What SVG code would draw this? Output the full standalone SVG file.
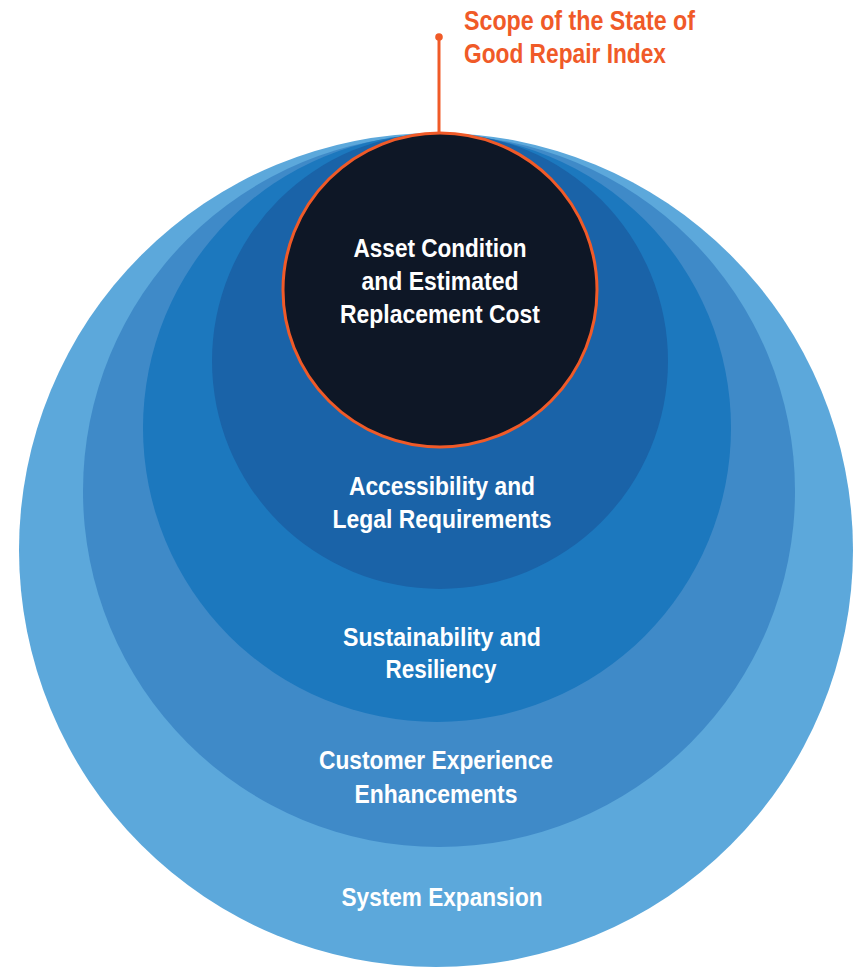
<svg xmlns="http://www.w3.org/2000/svg" width="854" height="967" viewBox="0 0 854 967">
<style>
.lbl{font-family:"Liberation Sans",Arial,sans-serif;font-weight:bold;font-size:26px;fill:#ffffff;text-anchor:middle}
.ttl{font-family:"Liberation Sans",Arial,sans-serif;font-weight:bold;font-size:27.5px;fill:#f05a28}
</style>
<rect width="854" height="967" fill="#ffffff"/>
<g id="system-expansion">
<circle cx="436" cy="550" r="417" fill="#5ca8db"/>
<text class="lbl" x="442" y="906" textLength="201" lengthAdjust="spacingAndGlyphs">System Expansion</text>
</g>
<g id="customer-experience">
<circle cx="439" cy="491" r="356" fill="#3f8ac8"/>
<text class="lbl" x="436" y="769" textLength="234" lengthAdjust="spacingAndGlyphs">Customer Experience</text>
<text class="lbl" x="436" y="803" textLength="163" lengthAdjust="spacingAndGlyphs">Enhancements</text>
</g>
<g id="sustainability">
<circle cx="437" cy="428" r="294" fill="#1c78be"/>
<text class="lbl" x="442" y="646" textLength="198" lengthAdjust="spacingAndGlyphs">Sustainability and</text>
<text class="lbl" x="441" y="678" textLength="111" lengthAdjust="spacingAndGlyphs">Resiliency</text>
</g>
<g id="accessibility">
<circle cx="440" cy="361" r="228" fill="#1a63a8"/>
<text class="lbl" x="442" y="495" textLength="186" lengthAdjust="spacingAndGlyphs">Accessibility and</text>
<text class="lbl" x="442" y="528" textLength="219" lengthAdjust="spacingAndGlyphs">Legal Requirements</text>
</g>
<g id="asset-condition">
<circle cx="440" cy="290" r="157" fill="#0e1726" stroke="#f05a28" stroke-width="3"/>
<text class="lbl" x="440" y="257" textLength="173" lengthAdjust="spacingAndGlyphs">Asset Condition</text>
<text class="lbl" x="440" y="290" textLength="157" lengthAdjust="spacingAndGlyphs">and Estimated</text>
<text class="lbl" x="440" y="323" textLength="200" lengthAdjust="spacingAndGlyphs">Replacement Cost</text>
</g>
<g id="connectors">
<line x1="439" y1="37" x2="439" y2="133" stroke="#f05a28" stroke-width="3"/>
<circle cx="439" cy="37" r="3.8" fill="#f05a28"/>
</g>
<g id="scope-label">
<text class="ttl" x="464" y="30" textLength="231" lengthAdjust="spacingAndGlyphs">Scope of the State of</text>
<text class="ttl" x="464" y="63" textLength="202" lengthAdjust="spacingAndGlyphs">Good Repair Index</text>
</g>
</svg>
== == ==
Aim of the task ::
Copy each line in full and exactly, omitting any picture.

Solution for this problem ::
What SVG code would draw this? Output the full standalone SVG file.
<svg xmlns="http://www.w3.org/2000/svg" width="854" height="967" viewBox="0 0 854 967">
<style>
.lbl{font-family:"Liberation Sans",Arial,sans-serif;font-weight:bold;font-size:26px;fill:#ffffff;text-anchor:middle}
.ttl{font-family:"Liberation Sans",Arial,sans-serif;font-weight:bold;font-size:27.5px;fill:#f05a28}
</style>
<rect width="854" height="967" fill="#ffffff"/>
<g id="system-expansion">
<circle cx="436" cy="550" r="417" fill="#5ca8db"/>
<text class="lbl" x="442" y="906" textLength="201" lengthAdjust="spacingAndGlyphs">System Expansion</text>
</g>
<g id="customer-experience">
<circle cx="439" cy="491" r="356" fill="#3f8ac8"/>
<text class="lbl" x="436" y="769" textLength="234" lengthAdjust="spacingAndGlyphs">Customer Experience</text>
<text class="lbl" x="436" y="803" textLength="163" lengthAdjust="spacingAndGlyphs">Enhancements</text>
</g>
<g id="sustainability">
<circle cx="437" cy="428" r="294" fill="#1c78be"/>
<text class="lbl" x="442" y="646" textLength="198" lengthAdjust="spacingAndGlyphs">Sustainability and</text>
<text class="lbl" x="441" y="678" textLength="111" lengthAdjust="spacingAndGlyphs">Resiliency</text>
</g>
<g id="accessibility">
<circle cx="440" cy="361" r="228" fill="#1a63a8"/>
<text class="lbl" x="442" y="495" textLength="186" lengthAdjust="spacingAndGlyphs">Accessibility and</text>
<text class="lbl" x="442" y="528" textLength="219" lengthAdjust="spacingAndGlyphs">Legal Requirements</text>
</g>
<g id="asset-condition">
<circle cx="440" cy="290" r="157" fill="#0e1726" stroke="#f05a28" stroke-width="3"/>
<text class="lbl" x="440" y="257" textLength="173" lengthAdjust="spacingAndGlyphs">Asset Condition</text>
<text class="lbl" x="440" y="290" textLength="157" lengthAdjust="spacingAndGlyphs">and Estimated</text>
<text class="lbl" x="440" y="323" textLength="200" lengthAdjust="spacingAndGlyphs">Replacement Cost</text>
</g>
<g id="connectors">
<line x1="439" y1="37" x2="439" y2="133" stroke="#f05a28" stroke-width="3"/>
<circle cx="439" cy="37" r="3.8" fill="#f05a28"/>
</g>
<g id="scope-label">
<text class="ttl" x="464" y="30" textLength="231" lengthAdjust="spacingAndGlyphs">Scope of the State of</text>
<text class="ttl" x="464" y="63" textLength="202" lengthAdjust="spacingAndGlyphs">Good Repair Index</text>
</g>
</svg>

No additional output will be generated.